Hope you can give me some advice.
I’ve been married for four years now and although my husband’s body was never that of a “magazine cover” model, I was happy with the way he looked. I love Andrew dearly and we have great fun together but I worry so much about how “big” he’s become now. I’ve tried talking to him about his weight but he won’t listen, he thinks I’m nagging and he gets really upset and very sensitive.
I also noticed that he tries to avoid anything physical like country walks, swimming and even a holiday had been cancelled because “he wasn’t in the mood” (I don’t think he wanted to lay by the pool)
The thing is we’re still in our late 20’s and have our whole lives ahead of us. Sometimes I worry about where this is all going and it makes me really sad. We don’t have kids yet – but I don’t know if I want to with a man who’s so overweight. Will our kids be unfit and unhealthy?
What can I do to change the man that I love so much?
Danger, danger, DANGER! I just have to say that before moving on. This is such a touchy issue and you need to tread very lightly. That’s the sobering part; the good news is you’re both young and I think you can turn things around. With that in mind, here’s what I would recommend:
MAKE SURE HE KNOWS YOU ARE ON HIS TEAM: Of all the things I am going to tell you, I feel like this is the most important. Andrew needs your support! He needs to know the reason behind your effort to get him back in shape is not so he’ll look like Ryan Reynolds or any other Hollywood hunk. This is about the man you love, the man you want to spend the rest of your life with and you want him to be healthy. I do not think you can say this enough. I think it will sound less like nagging if you approach it from a place of love and concern.
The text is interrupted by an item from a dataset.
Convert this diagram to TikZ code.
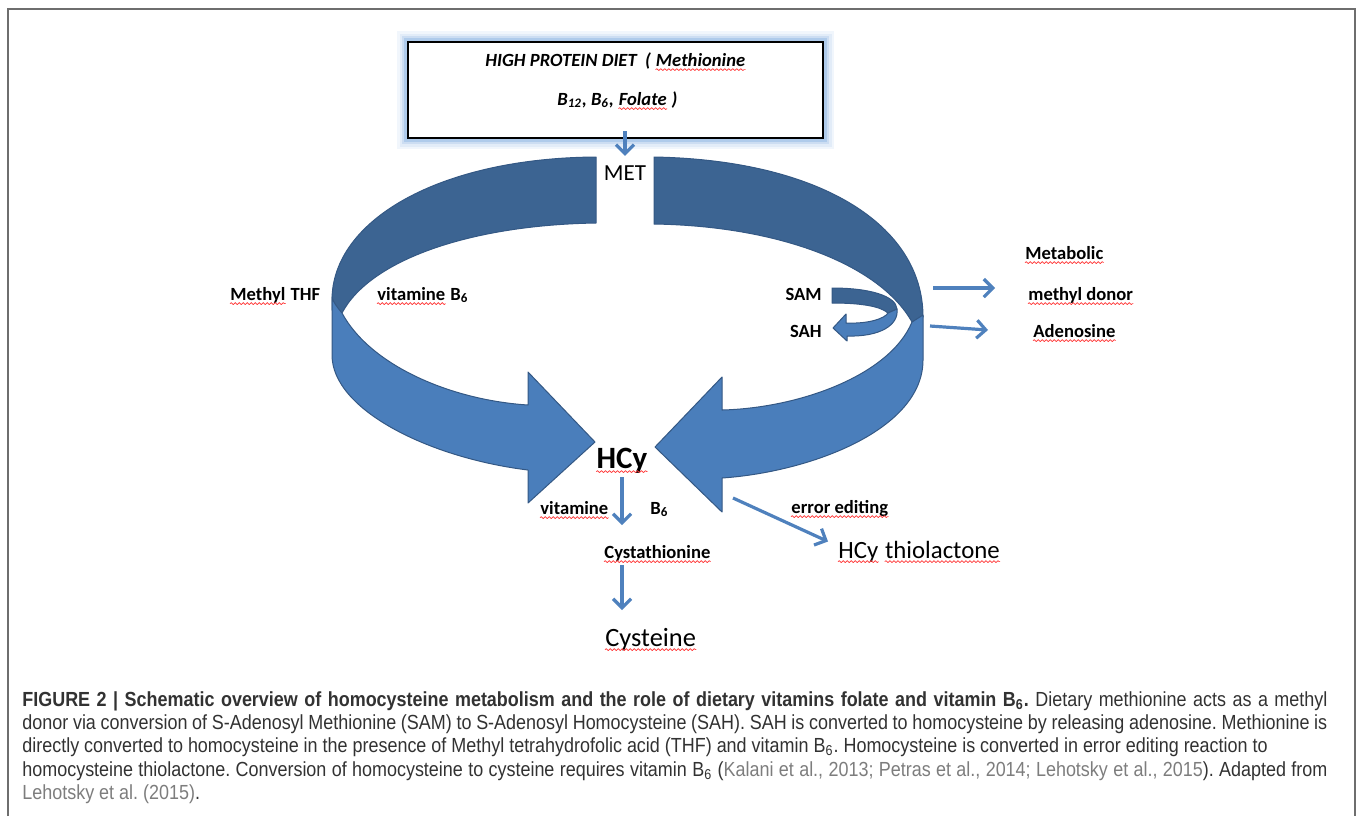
\documentclass[tikz,border=0pt]{standalone}
\usepackage{fontspec}
\setmainfont{Carlito}
\newfontfamily\capfont[FakeStretch=0.88]{Liberation Sans}
\usetikzlibrary{positioning,arrows.meta,decorations.pathmorphing}
\definecolor{backblue}{RGB}{60,100,146}
\definecolor{frontblue}{RGB}{74,126,187}
\definecolor{bandedge}{RGB}{52,88,132}
\definecolor{flowblue}{RGB}{79,129,189}
\definecolor{glowblue}{RGB}{141,180,226}
\definecolor{captext}{RGB}{50,50,50}
\definecolor{capcite}{RGB}{125,125,125}
\definecolor{framegray}{RGB}{110,110,110}
\tikzset{
    % labels of the scheme (Calibri bold)
    lbl/.style={inner sep=0pt, font=\fontsize{9.3}{11}\selectfont\bfseries},
    boxtxt/.style={lbl, font=\fontsize{9.3}{11}\selectfont\bfseries\itshape},
    metl/.style={inner sep=0pt, font=\fontsize{11.5}{13}\selectfont},
    hcyl/.style={inner sep=0pt, font=\fontsize{15.5}{18}\selectfont\bfseries},
    bigl/.style={inner sep=0pt, font=\fontsize{12.4}{15}\selectfont},
    % the diet box with its glow
    dietbox/.style={draw=black, line width=1.2pt, fill=white, inner sep=0pt,
                    minimum width=207.5pt, minimum height=48pt,
                    preaction={draw=glowblue!12, line width=11pt},
                    preaction={draw=glowblue!25, line width=8.5pt},
                    preaction={draw=glowblue!45, line width=6pt},
                    preaction={draw=glowblue!70, line width=3.8pt}},
    % ribbons of the cycle
    backband/.style={fill=backblue, draw=bandedge, line width=0.5pt, line join=round},
    frontband/.style={fill=frontblue, draw=bandedge, line width=0.5pt, line join=round},
    flow/.style={draw=flowblue, line width=1.6pt,
                 -{Straight Barb[length=4.5pt,width=9pt]}},
    % spell check marks
    spell/.style={draw=red!80, line width=0.35pt, decorate,
                  decoration={snake, amplitude=0.45pt, segment length=2pt}},
    capt/.style={inner sep=0pt, text width=652.5pt, align=justify, text=captext,
                 font=\capfont\fontsize{10.2}{11.65}\selectfont}
}
\begin{document}
\begin{tikzpicture}[x=0.5pt, y=-0.5pt]
    \useasboundingbox (0,0) rectangle (1358,816);
    \draw[framegray, line width=0.8pt] (8,816) -- (8,9) -- (1355,9) -- (1355,816);

    % diet
    \node[dietbox] (diet) at (615.5,90) {};
    \node[boxtxt, anchor=base west] (dietA) at (485,66) {HIGH PROTEIN DIET~~(};
    \node[boxtxt, right=2.1pt of dietA.base east, anchor=base west] (methio) {Methionine};
    \node[boxtxt, anchor=base west] (dietB) at (557,105) {B\textsubscript{12}, B\textsubscript{6},};
    \node[boxtxt, right=2.1pt of dietB.base east, anchor=base west] (folate) {Folate};
    \node[boxtxt, right=2.1pt of folate.base east, anchor=base west] (dietC) {)};

    % left half of the cycle
    \fill[backband] (596,157) -- (596,223) .. controls (470,225) and (370,260) .. (342,313)
        -- (332,310) -- (332,300) .. controls (332,220) and (440,158) .. (596,157) -- cycle;
    \fill[frontband] (332,297) -- (332,355) .. controls (332,410) and (430,458) .. (528,470)
        -- (528,503) -- (595,442) -- (528,372) -- (528,405)
        .. controls (450,400) and (370,365) .. (342,313)
        .. controls (337,307) and (333,302) .. (332,297) -- cycle;
    % right half of the cycle
    \fill[backband] (654,157) .. controls (820,160) and (923,225) .. (923,317)
        -- (912,322) .. controls (880,265) and (780,226) .. (654,224) -- cycle;
    \fill[frontband] (923,315) -- (923,360) .. controls (923,430) and (810,472) .. (722,478)
        -- (722,512) -- (655,447) -- (722,377) -- (722,410)
        .. controls (800,408) and (890,375) .. (912,322) -- cycle;
    % SAM -> SAH
    \fill[backband] (832,288) .. controls (870,288) and (896,296) .. (897,309)
        -- (888,313) .. controls (880,306) and (860,303) .. (832,303) -- cycle;
    \fill[frontband] (897,309) .. controls (899,325) and (880,337) .. (847,336)
        -- (847,341) -- (833,328) -- (846,314) -- (846,323)
        .. controls (870,324) and (885,318) .. (888,313) -- cycle;

    \node[metl, anchor=base] (met) at (625,180) {MET};
    \node[hcyl, anchor=base] (hcy) at (622,468) {HCy};

    \node[lbl, anchor=base west] (methyl) at (230,300) {Methyl};
    \node[lbl, right=2.2pt of methyl.base east, anchor=base west] (thf) {THF};
    \node[lbl, anchor=base west] (vitl) at (377,300) {vitamine};
    \node[lbl, right=2.2pt of vitl.base east, anchor=base west] (b6l) {B\textsubscript{6}};

    \node[lbl, anchor=base east] (sam) at (822,300) {SAM};
    \node[lbl, anchor=base east] (sah) at (822,337) {SAH};
    \node[lbl, anchor=base west] (metab) at (1025,259) {Metabolic};
    \node[lbl, anchor=base west] (donor) at (1028,300) {methyl donor};
    \node[lbl, anchor=base west] (adeno) at (1033,337) {Adenosine};

    \node[lbl, anchor=base west] (vitd) at (540,514) {vitamine};
    \node[lbl, anchor=base west] (b6d) at (650,514) {B\textsubscript{6}};
    \node[lbl, anchor=base west] (cysta) at (604,558) {Cystathionine};
    \node[bigl, anchor=base west, font=\fontsize{13.2}{15}\selectfont] (cyst) at (605,646) {Cysteine};
    \node[lbl, anchor=base west] (errl) at (791,513) {error editing};
    \node[bigl, anchor=base west] (hcyt) at (838,558) {HCy};
    \node[bigl, right=3pt of hcyt.base east, anchor=base west] (thio) {thiolactone};

    % arrows
    \coordinate (donortail) at (933,288);
    \coordinate (adentail) at (930,326);
    \coordinate (errtail) at (733,498);
    \draw[flow, shorten <=-4pt, shorten >=4.5pt] (met.north |- diet.south) -- (met.north);
    \draw[flow, shorten <=4.5pt, shorten >=16.5pt] (hcy.base) -- (hcy.base |- cysta.base);
    \draw[flow, shorten <=3.5pt, shorten >=18pt] (hcy.base |- cysta.base) -- (hcy.base |- cyst.base);
    \draw[flow] (errtail) -- ([xshift=-5pt]hcyt.north west);
    \draw[flow, shorten >=16.5pt] (donortail) -- (donortail -| donor.west);
    \draw[flow] (adentail) -- ([shift={(-22.5pt,3.5pt)}]adeno.base west);

    \foreach \w in {methio,folate,methyl,vitl,metab,donor,adeno,hcy,vitd,cysta,cyst,errl,hcyt,thio}
        \draw[spell] ([yshift=-1.8pt]\w.base west) -- ([yshift=-1.8pt]\w.base east);

    % caption
    \node[capt, anchor=north west] (caption) at (22,691) {\hyphenpenalty=10000 \frenchspacing
        {\bfseries FIGURE 2 | Schematic overview of homocysteine metabolism and the role of
        dietary vitamins folate and vitamin B\textsubscript{6}.} Dietary methionine acts as a
        methyl\linebreak donor via conversion of S-Adenosyl Methionine (SAM) to S-Adenosyl
        Homocysteine (SAH). SAH is converted to homocysteine by releasing adenosine. Methionine
        is\linebreak directly converted to homocysteine in the presence of Methyl
        tetrahydrofolic acid (THF) and vitamin B\textsubscript{6}. Homocysteine is converted in
        error editing reaction to\newline homocysteine thiolactone. Conversion of homocysteine
        to cysteine requires vitamin B\textsubscript{6} ({\color{capcite}Kalani et al., 2013;
        Petras et al., 2014; Lehotsky et al., 2015}). Adapted from\linebreak
        {\color{capcite}Lehotsky et al. (2015)}.};
\end{tikzpicture}
\end{document}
DEVISE A PLAN AND GET TO WORK: Weight gain is one of those insidious things. I don’t mean how it happens, anyone who took biology in high school knows eating more than we expend is the answer there. No, I’m actually talking about the WHY. So many of us we start get busy and pretty soon workouts are replaced by just plain work, or family appointments, sleep or just plain life. I’m not saying it’s right, it just is. So the best way to combat that is with a plan and making it a priority. What I’ve done with my husband is enlisted the help of his doctor. When I make the appointment for the yearly physical, I’ll just let him know that hubby’s weight is creeping up there and ask if he can mention it to him. That’s a start. You can also join a gym, work out at home or just walk after meals but do it together, again showing him how much you support and care for him. Added bonus, you’ll get in shape too.
OFFER LOTS OF SUPPORT: I touched on this in the previous paragraph but you have to know how critical this component is. Weight loss and getting in shape can be frustrating; you’re dieting and hungry and cranky yet the scale hasn’t budged and you’re ready to throw in the towel. This is where the support system comes in. Keep reminding Andrew of the bigger picture; that this is not about going down a few notches in his belt rather making healthy choices that will last a lifetime. And let him know he’s still sexy/handsome/cute whatever you use to describe him. I think it will help with his self-esteem and he might not be so shy the next time you book a vacation to a warm weather spot.
I would also suggest trying to incorporate some fun into your weight loss efforts. Maybe the two of you could take up an active hobby like cycling or rollerblading and as the weight comes off, he may start feeling better physically and want to do even more. Don’t worry too much about what things will be like when you have kids. Hopefully by then, you both will understand what it takes to incorporate healthy habits into your daily routine. If you are patient, consistent and supportive I’m sure you’ll be rewarded.